Un patriote républicain
Les mémoires de
Jean-Pierre Chevènement dévoilent une personnalité bien éloignée de l'image du crypto-marxiste qui anima le CERES dans les années 70. On découvre un homme de conviction, peu disposé au compromis sur ses valeurs, mais qui se révèle lucide et rigoureux dans ses jugements. Un républicain intransigeant, admirateur du Général de Gaulle, contempteur impitoyable de l'Europe néolibérale que nous devons à Mitterrand, Kohl et
Thatcher. Un patriote consterné par l'« archipellisation » de la société française, par l'extension du communautarisme et par une Union européenne conçue comme un simple marché en dehors des nations. Un Franc-comtois fier de ses origines et attaché à son port d'attache belfortain. Un homme politique plus intéressé par les sujets de doctrine que par les manoeuvres d'appareil. Quoique.

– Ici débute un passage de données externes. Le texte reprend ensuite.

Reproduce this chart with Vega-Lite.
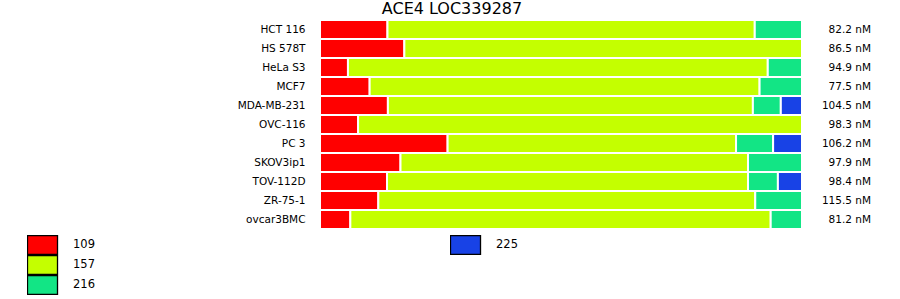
{
  "$schema": "https://vega.github.io/schema/vega-lite/v6.json",
  "autosize": {"type": "none"},
  "width": 482,
  "height": 209,
  "padding": {"left": 320, "top": 20, "right": 98, "bottom": 70},
  "config": {
    "view": {"stroke": null},
    "font": "DejaVu Sans",
    "background": "white"
  },
  "title": {
    "text": "ACE4 LOC339287",
    "fontSize": 16,
    "fontWeight": "normal",
    "font": "DejaVu Sans",
    "color": "black",
    "anchor": "middle",
    "dx": -109,
    "dy": 17,
    "offset": 3,
    "baseline": "bottom"
  },
  "data": {
    "values": [
      {"cell": "HCT 116", "cat": "109", "v": 14.0},
      {"cell": "HCT 116", "cat": "157", "v": 76.2},
      {"cell": "HCT 116", "cat": "216", "v": 9.8},
      {"cell": "HS 578T", "cat": "109", "v": 17.5},
      {"cell": "HS 578T", "cat": "157", "v": 82.5},
      {"cell": "HeLa S3", "cat": "109", "v": 5.8},
      {"cell": "HeLa S3", "cat": "157", "v": 87.1},
      {"cell": "HeLa S3", "cat": "216", "v": 7.1},
      {"cell": "MCF7", "cat": "109", "v": 10.3},
      {"cell": "MCF7", "cat": "157", "v": 80.9},
      {"cell": "MCF7", "cat": "216", "v": 8.8},
      {"cell": "MDA-MB-231", "cat": "109", "v": 14.1},
      {"cell": "MDA-MB-231", "cat": "157", "v": 75.8},
      {"cell": "MDA-MB-231", "cat": "216", "v": 5.8},
      {"cell": "MDA-MB-231", "cat": "225", "v": 4.4},
      {"cell": "OVC-116", "cat": "109", "v": 7.9},
      {"cell": "OVC-116", "cat": "157", "v": 92.1},
      {"cell": "PC 3", "cat": "109", "v": 26.5},
      {"cell": "PC 3", "cat": "157", "v": 59.9},
      {"cell": "PC 3", "cat": "216", "v": 7.7},
      {"cell": "PC 3", "cat": "225", "v": 6.0},
      {"cell": "SKOV3ip1", "cat": "109", "v": 16.7},
      {"cell": "SKOV3ip1", "cat": "157", "v": 72.1},
      {"cell": "SKOV3ip1", "cat": "216", "v": 11.2},
      {"cell": "TOV-112D", "cat": "109", "v": 13.9},
      {"cell": "TOV-112D", "cat": "157", "v": 74.9},
      {"cell": "TOV-112D", "cat": "216", "v": 6.2},
      {"cell": "TOV-112D", "cat": "225", "v": 5.0},
      {"cell": "ZR-75-1", "cat": "109", "v": 12.1},
      {"cell": "ZR-75-1", "cat": "157", "v": 78.2},
      {"cell": "ZR-75-1", "cat": "216", "v": 9.7},
      {"cell": "ovcar3BMC", "cat": "109", "v": 6.3},
      {"cell": "ovcar3BMC", "cat": "157", "v": 87.3},
      {"cell": "ovcar3BMC", "cat": "216", "v": 6.5}
    ]
  },
  "transform": [
    {"stack": "v", "groupby": ["cell"], "sort": [{"field": "cat", "order": "ascending"}], "offset": "normalize", "as": ["x0", "x1"]}
  ],
  "encoding": {
    "y": {
      "field": "cell",
      "type": "nominal",
      "sort": ["HCT 116", "HS 578T", "HeLa S3", "MCF7", "MDA-MB-231", "OVC-116", "PC 3", "SKOV3ip1", "TOV-112D", "ZR-75-1", "ovcar3BMC"],
      "scale": {"paddingInner": 0, "paddingOuter": 0},
      "axis": {
        "title": null,
        "ticks": false,
        "domain": false,
        "labelPadding": 15,
        "labelFontSize": 10.5,
        "labelFont": "DejaVu Sans",
        "labelColor": "black"
      }
    }
  },
  "layer": [
    {
      "transform": [{"filter": "datum.cat != '225'"}],
      "mark": {"type": "bar", "stroke": "white", "strokeWidth": 2, "opacity": 1},
      "encoding": {
        "x": {"field": "x0", "type": "quantitative", "scale": {"domain": [0, 1], "nice": false, "zero": false}, "axis": null},
        "x2": {"field": "x1"},
        "color": {
          "field": "cat",
          "type": "nominal",
          "scale": {"domain": ["109", "157", "216"], "range": ["#ff0000", "#c4ff00", "#12e585"]},
          "legend": {
            "title": null,
            "orient": "none",
            "legendX": -293,
            "legendY": 215,
            "symbolType": "M-1.58,-1H1.58V1H-1.58Z",
            "symbolSize": 361,
            "symbolStrokeColor": "black",
            "symbolStrokeWidth": 1.3,
            "symbolOpacity": 1,
            "symbolOffset": 5,
            "clipHeight": 20,
            "rowPadding": 0,
            "labelFontSize": 11.5,
            "labelFont": "DejaVu Sans",
            "labelColor": "black",
            "labelOffset": 20
          }
        }
      }
    },
    {
      "transform": [{"filter": "datum.cat == '225'"}],
      "mark": {"type": "bar", "stroke": "white", "strokeWidth": 2, "opacity": 1},
      "encoding": {
        "x": {"field": "x0", "type": "quantitative", "scale": {"domain": [0, 1], "nice": false, "zero": false}, "axis": null},
        "x2": {"field": "x1"},
        "color": {
          "field": "cat",
          "type": "nominal",
          "scale": {"domain": ["225"], "range": ["#1842e6"]},
          "legend": {
            "title": null,
            "orient": "none",
            "legendX": 130,
            "legendY": 215,
            "symbolType": "M-1.58,-1H1.58V1H-1.58Z",
            "symbolSize": 361,
            "symbolStrokeColor": "black",
            "symbolStrokeWidth": 1.3,
            "symbolOpacity": 1,
            "symbolOffset": 5,
            "clipHeight": 20,
            "labelFontSize": 11.5,
            "labelFont": "DejaVu Sans",
            "labelColor": "black",
            "labelOffset": 20
          }
        }
      }
    },
    {
      "data": {
        "values": [
          {"cell": "HCT 116", "conc": "82.2 nM"},
          {"cell": "HS 578T", "conc": "86.5 nM"},
          {"cell": "HeLa S3", "conc": "94.9 nM"},
          {"cell": "MCF7", "conc": "77.5 nM"},
          {"cell": "MDA-MB-231", "conc": "104.5 nM"},
          {"cell": "OVC-116", "conc": "98.3 nM"},
          {"cell": "PC 3", "conc": "106.2 nM"},
          {"cell": "SKOV3ip1", "conc": "97.9 nM"},
          {"cell": "TOV-112D", "conc": "98.4 nM"},
          {"cell": "ZR-75-1", "conc": "115.5 nM"},
          {"cell": "ovcar3BMC", "conc": "81.2 nM"}
        ]
      },
      "mark": {"type": "text", "align": "right", "baseline": "middle", "dx": 69, "fontSize": 10.5, "font": "DejaVu Sans", "color": "black"},
      "encoding": {
        "x": {"datum": 1, "type": "quantitative"},
        "text": {"field": "conc"}
      }
    }
  ],
  "resolve": {"scale": {"color": "independent"}, "legend": {"color": "independent"}}
}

Chevènement nous fait vivre plus de cinquante années passionnantes, au sein du parti socialiste puis de quatre gouvernements, dont trois qu'il quittera de lui-même. « Un ministre, ça ferme sa gueule, si ça veut l'ouvrir, ça démissionne ».
Il nous livre le dessous des cartes du congrès d'Epinay, puis des congrès socialistes qui suivirent : rapports de force, motions, votes… Il nous explique en quoi le tournant libéral pris par
François Mitterrand en 1983 fut une erreur. Il nous fait partager son analyse du « déni de démocratie » que fut le traité de Lisbonne, concocté en 2008 par
Sarkozy et Hollande. Ministre de la Recherche et de l'industrie, il plaide en vain pour une sortie du Système monétaire européen qui aurait permis de maintenir la compétitivité des entreprises françaises. Ministre de l'Éducation nationale, il met l'accent sur les apprentissages fondamentaux, l'apprentissage de la lecture, la mémorisation, l'instruction civique. Ministre de la Défense, il s'oppose à l'alignement systématique sur la politique extérieure inconséquente des Etats-Unis. Ministre de l'intérieur, il s'attaque froidement aux dérives iréniques de la gauche libérale-libertaire.
C'est un livre à la fois passionné et mesuré. Il contribue à mieux faire connaître les enjeux économiques et géostratégiques des politiques nationales et internationales qui s'opposent aujourd'hui. Il dresse des portraits bienveillants mais non complaisants des personnalités politiques de droite et de gauche de ces décennies.